Note: I would recommend a shampoo, but I have not found one I like yet.  Most hair experts recommend a sulfate free shampoo.

Alternatively (Co-wash):

  1. Put a nickel size amount of a cheap conditioner in the palm of the hand. I use the Suave Tropical conditioner.
  2. Massage the conditioner into the scalp.
  3. Rinse.

Deep Conditioning*:

    1. Divide the hair into four sections
    2. Ring out excess water.
    3. Put the conditioner on each section. Focus on the ends of the hair.
    4. Put the plastic cap, bonnet, and stocking cap on the hair and allow it to sit for however long the instructions on the bottle tell you to.  You can also leave it on for 5 minutes, 15 minutes, and hour, several hours, or overnight. I personally have not been consistent about how long.
    5. After the conditioner has set in, take of the hair equipment, run hair under water for two seconds, not allowing the conditioner be washed out completely.
    6. Finger detangle the hair by pulling it a part carefully in small sections.  If a piece of hair is stubborn spray it with water and work with it with your fingers.  I got this idea from: beadsbraidsandbeyond  Ignore the muffin and cupcakes comments.
    7. After detangling one piece of hair, put that piece of hair in a two strand twist.
    8. After all hair is detangled and twisted, rinse hair with cold water (as cold as bearable). This closes the cuticle which prevents unnecessary breakage.
    9. Style the hair. I will be making videos for the styles. Sometimes I apply a leave-in conditioner at this point to keep the hair healthy and style at the same time.  I like Giovanni Direct Leave-in. Sometimes I do not apply a leave-in and I may spray aloe vera juice instead to close the cuticle which prevents breakage.  This depends on the style. Giovanni Direct Leave-in has aloe vera gel so the aloe is always there.  No matter what, after washing I always put a humectant (Castor Oil, Vegetable Glycerin, or Jojoba Oil) in dry months or an anti-humectant (Shea Butter, Cocoa-nut oil, etc.) in the humid months.

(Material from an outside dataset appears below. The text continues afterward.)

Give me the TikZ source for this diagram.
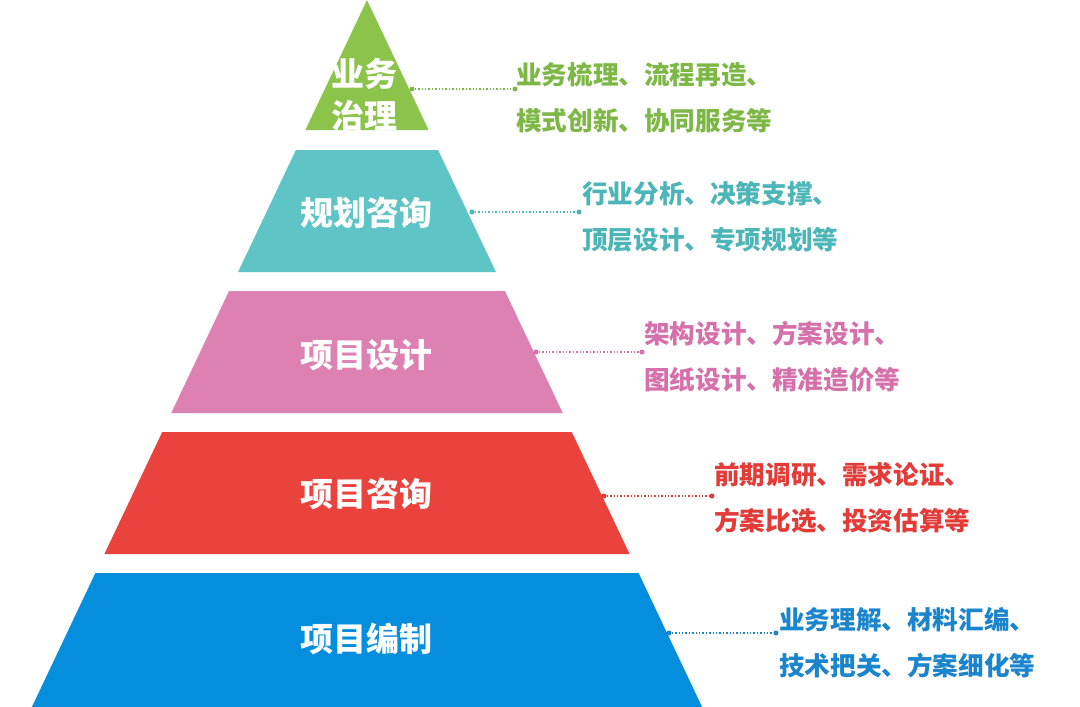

*Here I would use an organic conditioner.  Aubrey Honeysuckle Rose is very good but it is also very expensive. Cheaper alternatives I use are Herbal Essence Hello Hydration and Suave Tropical Conditioner with Cocoa nut oil.  However, when using these, mix them with honey and olive oil.

This is my washing regimen.  Although this seems like a long process, and it definitely can be when first starting out, do not be discouraged.  Making this easy is really a matter of making a habit doing the regimen.  However, I will say that not every regimen works for everyone, so you may have to do more researching and experimenting. I will post a series of hair tips which can help you to develop your own regimen, although not all at one time, so stayed tuned. Most of these tips are on preventing breakage, because preventing breakage is what promotes hair growth.

I am not sure if I was so clear in my explanation of my regimen, so I may make videos to supplement this once I find my camera. Please stay tuned for my nightly regimen, which is quite simple.    If you have any questions please comment or send me an email at .


  • I do not towel dry my hair.  If it’s wet, I squeeze out the moisture with my hands or use an old T-shirt.